Much of that work has involved collecting samples from southwestern North Dakota where lignite with high concentrations of uranium was mined in the 1950s and 1960s. Other UND research has focused on active coal mines, which exist northwest of Bismarck near communities such as Underwood and Beulah.
The types of rare earth and critical elements differ from mine to mine, according to Kay.
“Even within a mine it will sometimes vary foot to foot,” he said.
The Geological Survey report concludes that “some North Dakota lignites contain high to extremely high concentrations of elements that are considered highly promising or are already economically produced from coal: the rare earths, molybdenum, uranium, magnesium, zirconium, vanadium and gallium.” Still, “Only a small portion of North Dakota lignites have been investigated, and the statistical likelihood is that the most enriched or thickest bed of enriched lignite remains undiscovered.”
Holmes said it would be ideal to produce the elements from coal at an existing mine to take advantage of “synergies and spend less money extracting.”
But a new site isn’t out of the question, if the materials were abundant there and the economics panned out.
Once mined, coal would need to be processed with chemicals to extract the rare earth and critical elements, likely with a liquid solution. Then those elements would need to be separated from the solution before they could be used to manufacture a product.
“It’s not like what you see in the movies where they’re digging up gold and they’re finding nuggets,” Kay said. “We’re not finding nuggets. We’re not finding flakes. We have to actually chemically extract it.”
Work Underway
Twelve other teams like the one at EERC have assembled across the United States with federal funding assistance to evaluate the potential for critical minerals and rare earth elements in their regions.
“Along the way, I would expect across the United States we are going to find areas that are going to work very well for this and there are going to be areas that show potential down the road when technology improves, but maybe aren’t ready yet,” Kay said.

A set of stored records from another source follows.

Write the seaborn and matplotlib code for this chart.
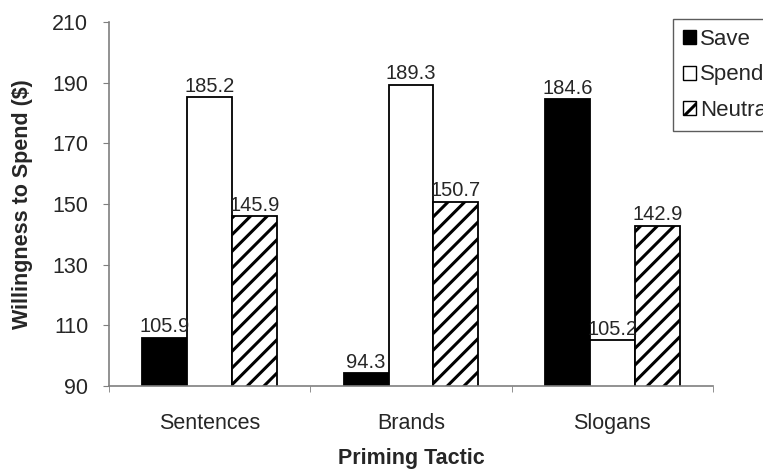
import pandas as pd
import matplotlib
matplotlib.use("Agg")
import matplotlib.pyplot as plt
import seaborn as sns
from matplotlib.patches import Patch

# Data
tactics = ["Sentences", "Brands", "Slogans"]
conditions = ["Save", "Spend", "Neutral"]
save_vals = [105.9, 94.3, 184.6]
spend_vals = [185.2, 189.3, 105.2]
neutral_vals = [145.9, 150.7, 142.9]
y_ticks = [90, 110, 130, 150, 170, 190, 210]

df = pd.DataFrame({
    "tactic": tactics * 3,
    "condition": [c for c in conditions for _ in tactics],
    "value": save_vals + spend_vals + neutral_vals,
})

sns.set_style("white")
plt.rcParams["font.family"] = ["Liberation Sans", "DejaVu Sans"]
plt.rcParams["hatch.linewidth"] = 2.2

fig = plt.figure(figsize=(7.63, 4.70), dpi=100)
ax = fig.add_axes([109 / 763, 1 - 386 / 470, 604 / 763, 364 / 470])

colors = {"Save": "black", "Spend": "white", "Neutral": "white"}
sns.barplot(data=df, x="tactic", y="value", hue="condition", order=tactics,
            hue_order=conditions, palette=colors, width=0.67, gap=0,
            edgecolor="black", linewidth=1.3, saturation=1, legend=False, ax=ax)

# hatch the neutral bars
for bar in ax.containers[2]:
    bar.set_hatch("//")

for cont in ax.containers:
    ax.bar_label(cont, fmt="%.1f", fontsize=14.5, padding=1)

ax.set_ylim(90, 210)
ax.set_yticks(y_ticks)
ax.set_xlim(-0.5, 2.5)

for side in ["top", "right"]:
    ax.spines[side].set_visible(False)
for side in ["left", "bottom"]:
    ax.spines[side].set_color("#7f7f7f")
    ax.spines[side].set_linewidth(1.2)

ax.tick_params(axis="y", left=True, direction="out", length=4, color="#7f7f7f",
               labelsize=15.5, pad=11)
ax.tick_params(axis="x", which="major", bottom=False, labelsize=15.5, pad=16)
ax.set_xticks([-0.5, 0.5, 1.5, 2.5], minor=True)
ax.tick_params(axis="x", which="minor", bottom=True, direction="out", length=4,
               color="#7f7f7f")

ax.set_xlabel("")
ax.set_ylabel("")
fig.text(411 / 763, 1 - 464 / 470, "Priming Tactic", fontsize=15.5, fontweight="bold",
         ha="center", va="baseline")
fig.text(23 / 763, 1 - 204 / 470, "Willingness to Spend ($)", fontsize=15.5,
         fontweight="bold", rotation=90, ha="center", va="center")

handles = [
    Patch(facecolor="black", edgecolor="black", label="Save"),
    Patch(facecolor="white", edgecolor="black", label="Spend"),
    Patch(facecolor="white", edgecolor="black", hatch="//", label="Neutral"),
]
fig.legend(handles=handles, loc="upper left", bbox_to_anchor=(673 / 763, 1 - 19 / 470),
           fontsize=16, frameon=True, fancybox=False, edgecolor="#333333",
           handlelength=0.6, handleheight=0.6, handletextpad=0.15,
           labelspacing=0.65, borderpad=0.45, borderaxespad=0)

fig.savefig("out.png", dpi=100)
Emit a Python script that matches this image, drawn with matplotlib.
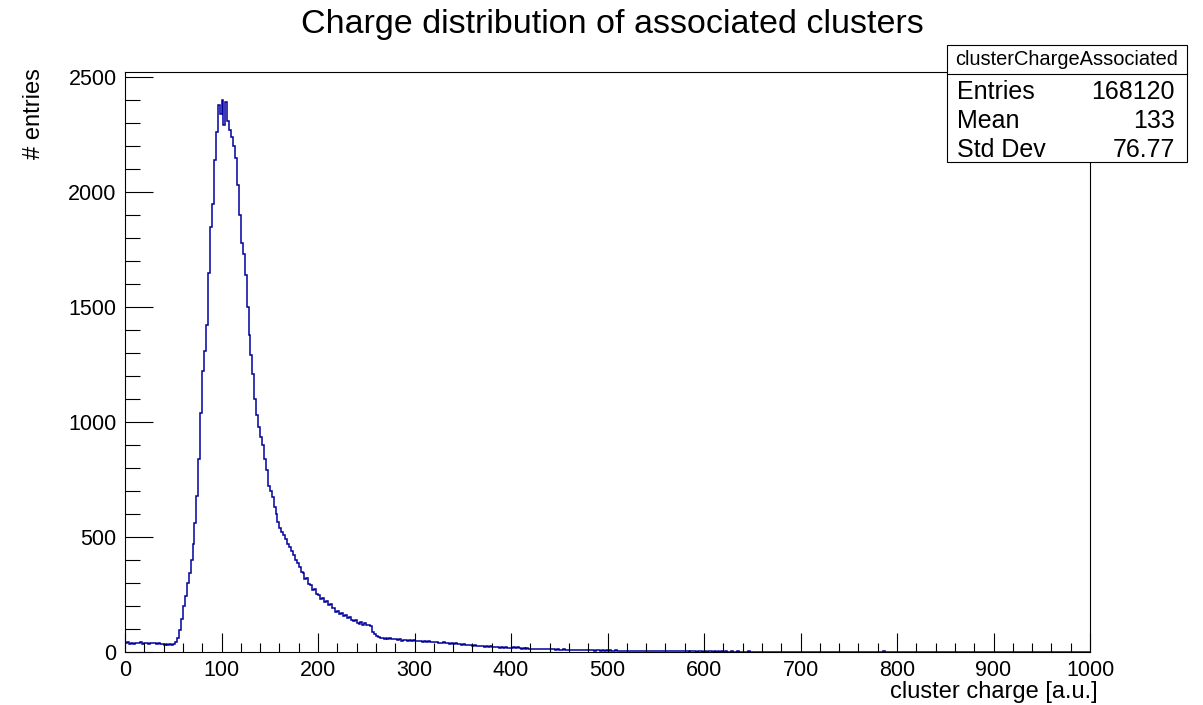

While much of the work in North Dakota so far has focused on lignite coal, researchers are tasked with evaluating the potential in all energy waste streams. In North Dakota, that means researchers could look at saltwater, a byproduct of oil production, as well as coal ash.
The EERC crew is focused on the Williston Basin, an energy-rich area that extends from western North Dakota into Montana and South Dakota.
Various teams within the EERC have taken on different tasks -- everything from examining what knowledge gaps exist, to which waste streams to evaluate, to where processing and manufacturing should take place.
“As a state, we would love to do everything right here,” Kay said, explaining that the more work that can be done in North Dakota, the more it benefits the economy and encourages training for high-skilled labor within the state.
Once the EERC’s initial research wraps up in a year, the state could seek to pursue additional work supported by the Energy Department and, ultimately, begin extracting the elements for production.
But the researchers have much to learn first if they are to accomplish all that.
“There’s a lot of technology that still has to be developed to be able to do this effectively,” Kay said. “We’re right on the front edge of making this happen.”